■ **Instructions for the task**:
Copy out exactly the lines from the start of the data to the line containing "Chart.register(...registerables);". Include both.

________

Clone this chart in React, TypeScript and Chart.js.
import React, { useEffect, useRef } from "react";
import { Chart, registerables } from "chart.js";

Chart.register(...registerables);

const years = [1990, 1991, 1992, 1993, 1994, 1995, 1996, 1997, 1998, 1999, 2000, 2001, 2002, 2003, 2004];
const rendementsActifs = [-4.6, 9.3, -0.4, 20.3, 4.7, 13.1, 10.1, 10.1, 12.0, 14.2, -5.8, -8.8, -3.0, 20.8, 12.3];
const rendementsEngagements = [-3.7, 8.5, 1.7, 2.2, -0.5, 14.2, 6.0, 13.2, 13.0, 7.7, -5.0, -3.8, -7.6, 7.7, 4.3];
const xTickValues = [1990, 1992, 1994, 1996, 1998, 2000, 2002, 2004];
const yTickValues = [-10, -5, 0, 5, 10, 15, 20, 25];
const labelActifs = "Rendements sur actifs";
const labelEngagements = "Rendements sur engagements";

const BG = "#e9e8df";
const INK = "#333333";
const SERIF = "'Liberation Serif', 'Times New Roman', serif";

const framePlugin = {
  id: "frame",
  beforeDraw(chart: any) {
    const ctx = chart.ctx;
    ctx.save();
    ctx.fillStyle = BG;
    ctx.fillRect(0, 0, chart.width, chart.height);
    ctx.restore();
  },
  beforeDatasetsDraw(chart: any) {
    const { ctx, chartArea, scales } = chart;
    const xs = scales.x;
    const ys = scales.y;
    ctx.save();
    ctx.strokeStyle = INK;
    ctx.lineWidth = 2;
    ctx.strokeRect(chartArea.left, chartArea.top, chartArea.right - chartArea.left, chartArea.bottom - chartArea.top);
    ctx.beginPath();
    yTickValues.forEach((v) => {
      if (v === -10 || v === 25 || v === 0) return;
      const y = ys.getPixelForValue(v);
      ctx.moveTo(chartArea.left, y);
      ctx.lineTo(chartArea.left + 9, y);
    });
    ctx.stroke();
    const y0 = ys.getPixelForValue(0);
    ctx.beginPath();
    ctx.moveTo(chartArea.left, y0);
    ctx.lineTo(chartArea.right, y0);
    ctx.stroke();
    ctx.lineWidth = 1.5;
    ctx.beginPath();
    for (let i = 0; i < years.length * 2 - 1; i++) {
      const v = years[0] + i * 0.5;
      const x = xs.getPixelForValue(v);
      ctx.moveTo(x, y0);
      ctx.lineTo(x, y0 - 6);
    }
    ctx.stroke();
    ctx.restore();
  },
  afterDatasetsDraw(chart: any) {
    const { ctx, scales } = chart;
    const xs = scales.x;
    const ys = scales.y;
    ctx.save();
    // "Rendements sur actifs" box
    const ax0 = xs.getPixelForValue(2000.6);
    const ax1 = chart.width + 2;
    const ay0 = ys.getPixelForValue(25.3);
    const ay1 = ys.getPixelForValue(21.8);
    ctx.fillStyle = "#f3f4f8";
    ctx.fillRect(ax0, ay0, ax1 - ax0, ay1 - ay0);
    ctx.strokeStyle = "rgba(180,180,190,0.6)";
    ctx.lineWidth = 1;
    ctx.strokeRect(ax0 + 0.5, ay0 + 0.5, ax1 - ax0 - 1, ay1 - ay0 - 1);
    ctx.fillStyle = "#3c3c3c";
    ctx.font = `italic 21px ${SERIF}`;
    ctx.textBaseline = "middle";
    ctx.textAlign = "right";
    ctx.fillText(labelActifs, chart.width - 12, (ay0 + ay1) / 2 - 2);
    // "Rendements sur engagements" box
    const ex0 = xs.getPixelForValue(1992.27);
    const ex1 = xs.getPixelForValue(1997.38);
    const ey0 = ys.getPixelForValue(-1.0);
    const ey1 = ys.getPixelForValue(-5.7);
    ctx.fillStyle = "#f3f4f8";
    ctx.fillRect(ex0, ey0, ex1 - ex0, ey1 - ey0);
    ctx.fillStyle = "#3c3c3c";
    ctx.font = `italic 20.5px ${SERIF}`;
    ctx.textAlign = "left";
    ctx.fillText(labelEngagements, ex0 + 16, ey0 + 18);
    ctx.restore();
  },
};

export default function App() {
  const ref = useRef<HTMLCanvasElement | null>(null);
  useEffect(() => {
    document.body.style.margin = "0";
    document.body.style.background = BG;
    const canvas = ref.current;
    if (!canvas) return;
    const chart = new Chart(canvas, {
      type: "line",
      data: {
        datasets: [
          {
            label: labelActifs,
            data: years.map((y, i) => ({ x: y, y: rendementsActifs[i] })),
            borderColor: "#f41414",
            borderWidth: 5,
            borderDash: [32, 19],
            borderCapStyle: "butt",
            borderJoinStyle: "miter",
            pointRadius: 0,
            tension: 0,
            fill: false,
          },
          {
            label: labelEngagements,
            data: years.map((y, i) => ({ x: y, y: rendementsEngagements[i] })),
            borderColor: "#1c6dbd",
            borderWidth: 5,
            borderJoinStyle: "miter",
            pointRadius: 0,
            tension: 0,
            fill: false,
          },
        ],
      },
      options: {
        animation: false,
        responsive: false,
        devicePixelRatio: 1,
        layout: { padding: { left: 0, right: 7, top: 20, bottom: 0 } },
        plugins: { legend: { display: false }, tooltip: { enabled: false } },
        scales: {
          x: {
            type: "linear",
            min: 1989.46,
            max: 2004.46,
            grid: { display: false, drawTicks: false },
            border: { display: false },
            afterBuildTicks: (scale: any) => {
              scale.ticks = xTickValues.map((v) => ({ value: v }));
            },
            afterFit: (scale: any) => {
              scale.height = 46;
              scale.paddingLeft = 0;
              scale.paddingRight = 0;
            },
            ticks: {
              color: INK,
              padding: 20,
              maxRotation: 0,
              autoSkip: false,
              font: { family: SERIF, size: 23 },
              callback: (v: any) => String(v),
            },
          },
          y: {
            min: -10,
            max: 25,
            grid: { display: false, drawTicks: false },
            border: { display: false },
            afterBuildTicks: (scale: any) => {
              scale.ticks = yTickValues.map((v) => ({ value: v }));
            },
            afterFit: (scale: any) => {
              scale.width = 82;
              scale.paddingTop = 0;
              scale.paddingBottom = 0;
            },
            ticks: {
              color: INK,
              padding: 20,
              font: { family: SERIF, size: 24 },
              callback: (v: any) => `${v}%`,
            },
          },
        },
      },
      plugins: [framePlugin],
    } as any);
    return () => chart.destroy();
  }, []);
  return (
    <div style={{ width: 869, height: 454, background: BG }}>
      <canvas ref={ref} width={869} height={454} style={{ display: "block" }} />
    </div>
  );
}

________

■ **The completed task**:
Clone this chart in React, TypeScript and Chart.js.
import React, { useEffect, useRef } from "react";
import { Chart, registerables } from "chart.js";

Chart.register(...registerables);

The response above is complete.